Dr. Perdikis: I'd love to find the right answer to that; I always struggled to balance my professional and personal lives. I'm fortunate that my family is very strong; I work inordinately hard, so it's great to have a family that understands why I do what I do. My wife's father was a general surgeon, and that was huge in allowing me the freedom to chase my professional career. But I don't have a perfect balance.
PSR: What do you enjoy most about being a plastic surgeon?
Dr. Perdikis: I truly think it places quality over quantity with regard to life. That's special. We truly believe in improving the patient's quality of life. For me, that's enough sometimes. We totally appreciate lengthening people lives, treating cancer and other wonderful work, but quality also is important. That's where we fly.
PSR: What are some of the challenges you regularly encounter?
Dr. Perdikis: Time management and the burden of documentation that doesn't benefit patient care. If you ask most plastic surgeons, they feel we're being burdened more and more with documentation to checkboxes – and that doesn't help us be present and patient-centric.
PSR: How does teaching play a role in your schedule?

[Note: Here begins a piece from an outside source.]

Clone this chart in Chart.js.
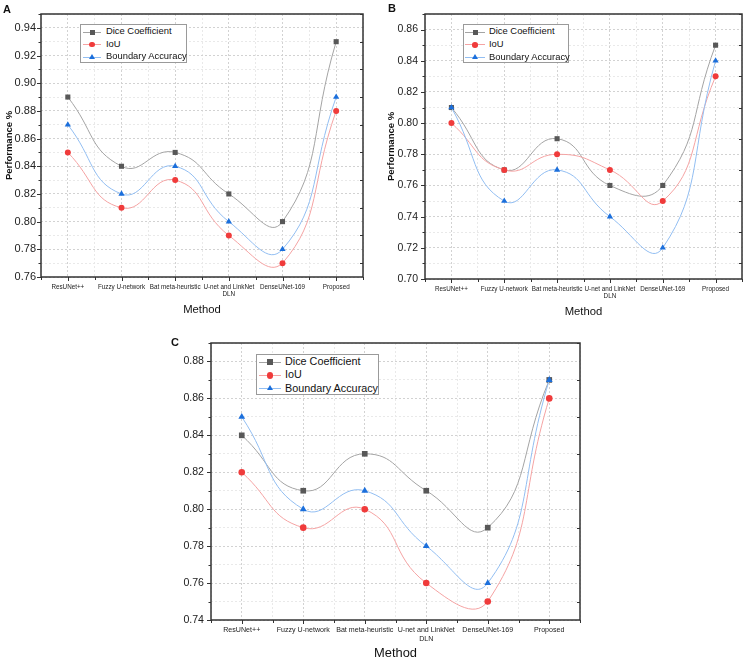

Dr. Perdikis: We belong to an academic institution and department, and hence one of our primary core values is education and teaching. It's woven into the fabric of everything we do each day. It's something we cherish as surgeons; we love being teachers and mentors to our residents.
PSR: Do you have any words of advice for residents?
Dr. Perdikis: It's easy to get distracted in plastic surgery by all the super-cool stuff and pathways. I feel residents need to enjoy the process that is their residency; don't just look at the end goals, be patient and focus on what you want to be and who you are. Understanding who you are as a surgeon is critical to long-term success.
PSR: Would you please complete this sentence? "I knew I wanted to become a plastic surgeon when..."
Dr. Perdikis: I was a third-year general surgery resident assisting on a free latissimus flap to a complex leg fracture. It was the ability to improve the quality of that patient's life that was critical to me being happy – and hence my decision to go down the path of plastic surgery.